Set exercise >>
Reproduce nothing but the lines from the start of the material through the line that includes "const mpeTicks = [1.25, 1.30, 1.35, 1.40, 1.45, 1.50];", both ends included, and omit every picture.

Supplied material >>
------------------------

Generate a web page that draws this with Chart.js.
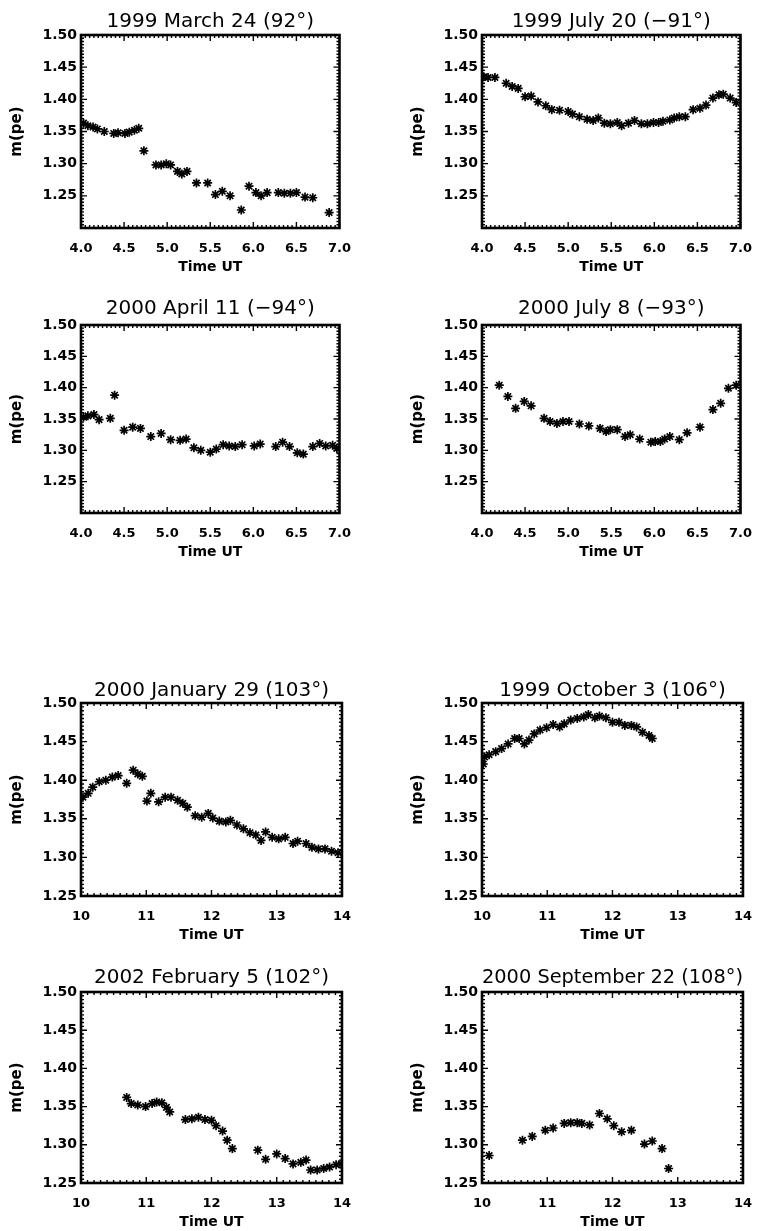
<!DOCTYPE html>
<html>
<head>
<meta charset="utf-8">
<script src="https://cdn.jsdelivr.net/npm/chart.js@4.4.0/dist/chart.umd.min.js"></script>
<style>
  body { margin: 0; background: #fff; }
  #page { position: relative; width: 768px; height: 1231px; overflow: hidden; }
  #page canvas { position: absolute; }
</style>
</head>
<body>
<div id="page"></div>
<script>
// tick labels
const morningTicks = [4.0, 4.5, 5.0, 5.5, 6.0, 6.5, 7.0];
const noonTicks = [10, 11, 12, 13, 14];
const mpeTicks = [1.25, 1.30, 1.35, 1.40, 1.45, 1.50];

// 1999 March 24
const mar99Time = [4.03, 4.08, 4.14, 4.19, 4.27, 4.38, 4.43, 4.51, 4.56, 4.62, 4.67, 4.73, 4.87, 4.93, 4.99, 5.04, 5.12, 5.17, 5.23, 5.34, 5.47, 5.56, 5.64, 5.73, 5.86, 5.95, 6.03, 6.09, 6.16, 6.29, 6.36, 6.43, 6.50, 6.60, 6.69, 6.88];
const mar99Mpe = [1.363, 1.359, 1.357, 1.354, 1.350, 1.347, 1.348, 1.347, 1.349, 1.352, 1.355, 1.320, 1.298, 1.298, 1.300, 1.298, 1.288, 1.284, 1.288, 1.270, 1.270, 1.252, 1.257, 1.250, 1.228, 1.265, 1.255, 1.250, 1.255, 1.255, 1.254, 1.254, 1.255, 1.248, 1.247, 1.224];

// 1999 July 20
const jul99Time = [4.02, 4.07, 4.15, 4.28, 4.35, 4.42, 4.50, 4.57, 4.65, 4.74, 4.81, 4.90, 5.00, 5.05, 5.13, 5.22, 5.29, 5.35, 5.42, 5.49, 5.57, 5.62, 5.70, 5.77, 5.85, 5.92, 5.99, 6.05, 6.10, 6.18, 6.23, 6.29, 6.36, 6.45, 6.53, 6.60, 6.68, 6.75, 6.80, 6.88, 6.95];
const jul99Mpe = [1.435, 1.434, 1.434, 1.425, 1.420, 1.417, 1.404, 1.405, 1.396, 1.390, 1.384, 1.383, 1.381, 1.377, 1.373, 1.369, 1.367, 1.371, 1.363, 1.362, 1.364, 1.359, 1.363, 1.367, 1.362, 1.362, 1.364, 1.364, 1.366, 1.368, 1.371, 1.373, 1.373, 1.384, 1.386, 1.391, 1.402, 1.407, 1.408, 1.402, 1.395];

// 2000 April 11
const apr00Time = [4.03, 4.08, 4.15, 4.21, 4.34, 4.39, 4.50, 4.60, 4.69, 4.81, 4.93, 5.04, 5.15, 5.22, 5.31, 5.39, 5.50, 5.57, 5.65, 5.72, 5.79, 5.87, 6.01, 6.08, 6.26, 6.34, 6.42, 6.51, 6.58, 6.69, 6.77, 6.84, 6.92, 6.97];
const apr00Mpe = [1.353, 1.355, 1.357, 1.349, 1.351, 1.388, 1.332, 1.337, 1.335, 1.322, 1.327, 1.317, 1.316, 1.318, 1.304, 1.300, 1.297, 1.302, 1.309, 1.307, 1.306, 1.309, 1.307, 1.310, 1.306, 1.313, 1.306, 1.296, 1.294, 1.306, 1.311, 1.307, 1.308, 1.303];

// 2000 July 8
const jul00Time = [4.20, 4.30, 4.39, 4.49, 4.57, 4.72, 4.79, 4.87, 4.94, 5.01, 5.13, 5.24, 5.37, 5.44, 5.49, 5.57, 5.66, 5.72, 5.83, 5.96, 6.01, 6.07, 6.12, 6.18, 6.29, 6.38, 6.53, 6.68, 6.77, 6.86, 6.95];
const jul00Mpe = [1.404, 1.386, 1.367, 1.378, 1.371, 1.351, 1.346, 1.343, 1.346, 1.346, 1.342, 1.339, 1.335, 1.330, 1.333, 1.333, 1.322, 1.325, 1.318, 1.313, 1.314, 1.314, 1.318, 1.322, 1.317, 1.328, 1.337, 1.365, 1.375, 1.399, 1.404];

// 2000 January 29
const jan00Time = [10.03, 10.11, 10.18, 10.28, 10.38, 10.48, 10.57, 10.70, 10.80, 10.87, 10.94, 11.01, 11.07, 11.19, 11.29, 11.38, 11.48, 11.56, 11.63, 11.75, 11.85, 11.95, 12.02, 12.12, 12.22, 12.29, 12.39, 12.49, 12.59, 12.68, 12.76, 12.83, 12.93, 13.03, 13.13, 13.25, 13.32, 13.45, 13.54, 13.64, 13.74, 13.84, 13.94];
const jan00Mpe = [1.378, 1.383, 1.391, 1.398, 1.400, 1.404, 1.406, 1.396, 1.413, 1.408, 1.405, 1.373, 1.383, 1.372, 1.378, 1.378, 1.374, 1.370, 1.365, 1.354, 1.352, 1.357, 1.351, 1.347, 1.346, 1.348, 1.342, 1.337, 1.332, 1.329, 1.322, 1.333, 1.326, 1.324, 1.326, 1.318, 1.321, 1.318, 1.313, 1.311, 1.311, 1.308, 1.306];

// 1999 October 3
const oct99Time = [10.02, 10.04, 10.11, 10.21, 10.30, 10.40, 10.50, 10.57, 10.65, 10.72, 10.80, 10.89, 10.99, 11.09, 11.19, 11.26, 11.36, 11.46, 11.56, 11.63, 11.73, 11.80, 11.90, 12.00, 12.10, 12.19, 12.29, 12.37, 12.46, 12.56, 12.61];
const oct99Mpe = [1.421, 1.430, 1.433, 1.437, 1.441, 1.447, 1.454, 1.454, 1.447, 1.452, 1.460, 1.465, 1.468, 1.472, 1.469, 1.473, 1.478, 1.480, 1.482, 1.485, 1.481, 1.483, 1.481, 1.475, 1.475, 1.471, 1.471, 1.469, 1.462, 1.458, 1.454];

// 2002 February 5
const feb02Time = [10.70, 10.77, 10.87, 10.99, 11.09, 11.16, 11.24, 11.31, 11.36, 11.60, 11.70, 11.80, 11.90, 12.00, 12.07, 12.17, 12.24, 12.32, 12.71, 12.83, 13.00, 13.13, 13.25, 13.37, 13.45, 13.52, 13.62, 13.72, 13.81, 13.91, 13.99];
const feb02Mpe = [1.362, 1.354, 1.352, 1.350, 1.354, 1.356, 1.355, 1.349, 1.343, 1.333, 1.334, 1.336, 1.333, 1.332, 1.325, 1.318, 1.306, 1.295, 1.293, 1.281, 1.288, 1.282, 1.275, 1.277, 1.280, 1.267, 1.267, 1.269, 1.271, 1.274, 1.275];

// 2000 September 22
const sep00Time = [10.11, 10.62, 10.77, 10.97, 11.09, 11.26, 11.36, 11.46, 11.53, 11.65, 11.80, 11.92, 12.02, 12.14, 12.29, 12.49, 12.61, 12.76, 12.86];
const sep00Mpe = [1.286, 1.306, 1.311, 1.319, 1.322, 1.328, 1.329, 1.329, 1.328, 1.326, 1.341, 1.334, 1.325, 1.317, 1.319, 1.301, 1.305, 1.295, 1.269];

const FONT = 'DejaVu Sans';
const TITLE_SIZE = 20;
const LEFT = 81, RIGHT = 12, TOP = 35, BOTTOM = 48;

// box = [left, top, right, bottom] of the plot frame, gap = title centre above frame
const panels = [
    { title: '1999 March 24 (92°)', time: mar99Time, mpe: mar99Mpe, morning: true, box: [81, 35, 352, 228], gap: 13 },
    { title: '1999 July 20 (\u221291°)', time: jul99Time, mpe: jul99Mpe, morning: true, box: [482, 35, 753, 228], gap: 13 },
    { title: '2000 April 11 (\u221294°)', time: apr00Time, mpe: apr00Mpe, morning: true, box: [81, 325, 352, 513], gap: 16 },
    { title: '2000 July 8 (\u221293°)', time: jul00Time, mpe: jul00Mpe, morning: true, box: [482, 325, 753, 513], gap: 16 },
    { title: '2000 January 29 (103°)', time: jan00Time, mpe: jan00Mpe, morning: false, box: [81, 703, 352, 896], gap: 12 },
    { title: '1999 October 3 (106°)', time: oct99Time, mpe: oct99Mpe, morning: false, box: [482, 703, 753, 896], gap: 12 },
    { title: '2002 February 5 (102°)', time: feb02Time, mpe: feb02Mpe, morning: false, box: [81, 992, 352, 1183], gap: 14 },
    { title: '2000 September 22 (108°)', time: sep00Time, mpe: sep00Mpe, morning: false, box: [482, 992, 753, 1183], gap: 14 },
];

// IDL style frame: thick box with ticks pointing inwards on all four sides
const frame = {
    id: 'frame',
    afterDatasetsDraw(chart, args, opts) {
        const { ctx, chartArea: a, scales: { x, y } } = chart;
        ctx.save();
        ctx.strokeStyle = '#000';
        ctx.lineWidth = 1.4;
        ctx.beginPath();
        let n = Math.round((x.max - x.min) / opts.xMinor);
        for (let k = 0; k <= n; k++) {
            const v = x.min + k * opts.xMinor;
            const r = v / opts.xMajor;
            const len = Math.abs(r - Math.round(r)) < 1e-6 ? 6 : 3;
            const px = x.getPixelForValue(v);
            ctx.moveTo(px, a.bottom); ctx.lineTo(px, a.bottom - len);
            ctx.moveTo(px, a.top); ctx.lineTo(px, a.top + len);
        }
        n = Math.round((y.max - y.min) / opts.yMinor);
        for (let k = 0; k <= n; k++) {
            const v = y.min + k * opts.yMinor;
            const r = v / 0.05;
            const len = Math.abs(r - Math.round(r)) < 1e-6 ? 6 : 3;
            const py = y.getPixelForValue(v);
            ctx.moveTo(a.left, py); ctx.lineTo(a.left + len, py);
            ctx.moveTo(a.right, py); ctx.lineTo(a.right - len, py);
        }
        ctx.stroke();
        ctx.lineWidth = 2.6;
        ctx.strokeRect(a.left, a.top, a.right - a.left, a.bottom - a.top);
        ctx.restore();
    }
};

const page = document.getElementById('page');

panels.forEach(p => {
    const [l, t, r, b] = p.box;
    const cv = document.createElement('canvas');
    cv.width = r - l + LEFT + RIGHT;
    cv.height = b - t + TOP + BOTTOM;
    cv.style.left = (l - LEFT) + 'px';
    cv.style.top = (t - TOP) + 'px';
    page.appendChild(cv);

    const xTicks = p.morning ? morningTicks : noonTicks;
    const padTop = TOP - p.gap - TITLE_SIZE / 2;

    new Chart(cv, {
        type: 'scatter',
        data: {
            datasets: [{
                data: p.time.map((tm, k) => ({ x: tm, y: p.mpe[k] })),
                pointStyle: 'star',
                pointRadius: 4.5,
                borderColor: '#000',
                backgroundColor: '#000',
                borderWidth: 1.7
            }]
        },
        options: {
            responsive: false,
            animation: false,
            events: [],
            layout: { padding: { left: 0, right: RIGHT, top: 0, bottom: 0 } },
            plugins: {
                legend: { display: false },
                tooltip: { enabled: false },
                title: {
                    display: true,
                    fullSize: false,
                    text: p.title,
                    color: '#000',
                    font: { family: FONT, size: TITLE_SIZE, weight: 'normal', lineHeight: 1 },
                    padding: { top: padTop, bottom: TOP - padTop - TITLE_SIZE }
                },
                frame: { xMinor: p.morning ? 0.05 : 0.1, xMajor: p.morning ? 0.5 : 1, yMinor: 0.005 }
            },
            scales: {
                x: {
                    type: 'linear',
                    min: xTicks[0],
                    max: xTicks[xTicks.length - 1],
                    afterBuildTicks: s => { s.ticks = xTicks.map(v => ({ value: v })); },
                    afterFit: s => { s.height = BOTTOM; },
                    grid: { display: false, drawTicks: false },
                    border: { display: false },
                    ticks: {
                        color: '#000',
                        padding: 13,
                        maxRotation: 0,
                        font: { family: FONT, size: 13, weight: 'bold' },
                        callback: v => p.morning ? v.toFixed(1) : String(v)
                    },
                    title: {
                        display: true,
                        text: 'Time UT',
                        color: '#000',
                        font: { family: FONT, size: 14, weight: 'bold', lineHeight: 1 },
                        padding: { top: 0, bottom: 2 }
                    }
                },
                y: {
                    type: 'linear',
                    min: p.morning ? 1.20 : 1.25,
                    max: 1.50,
                    afterBuildTicks: s => { s.ticks = mpeTicks.map(v => ({ value: v })); },
                    afterFit: s => { s.width = LEFT; },
                    grid: { display: false, drawTicks: false },
                    border: { display: false },
                    ticks: {
                        color: '#000',
                        padding: 4,
                        font: { family: FONT, size: 14, weight: 'bold' },
                        callback: v => v.toFixed(2)
                    },
                    title: {
                        display: true,
                        text: 'm(pe)',
                        color: '#000',
                        font: { family: FONT, size: 15, weight: 'bold', lineHeight: 1 },
                        padding: { top: 10, bottom: 0 }
                    }
                }
            }
        },
        plugins: [frame]
    });
});
</script>
</body>
</html>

------------------------

Exercise result >>
Generate a web page that draws this with Chart.js.
<!DOCTYPE html>
<html>
<head>
<meta charset="utf-8">
<script src="https://cdn.jsdelivr.net/npm/chart.js@4.4.0/dist/chart.umd.min.js"></script>
<style>
  body { margin: 0; background: #fff; }
  #page { position: relative; width: 768px; height: 1231px; overflow: hidden; }
  #page canvas { position: absolute; }
</style>
</head>
<body>
<div id="page"></div>
<script>
// tick labels
const morningTicks = [4.0, 4.5, 5.0, 5.5, 6.0, 6.5, 7.0];
const noonTicks = [10, 11, 12, 13, 14];
const mpeTicks = [1.25, 1.30, 1.35, 1.40, 1.45, 1.50];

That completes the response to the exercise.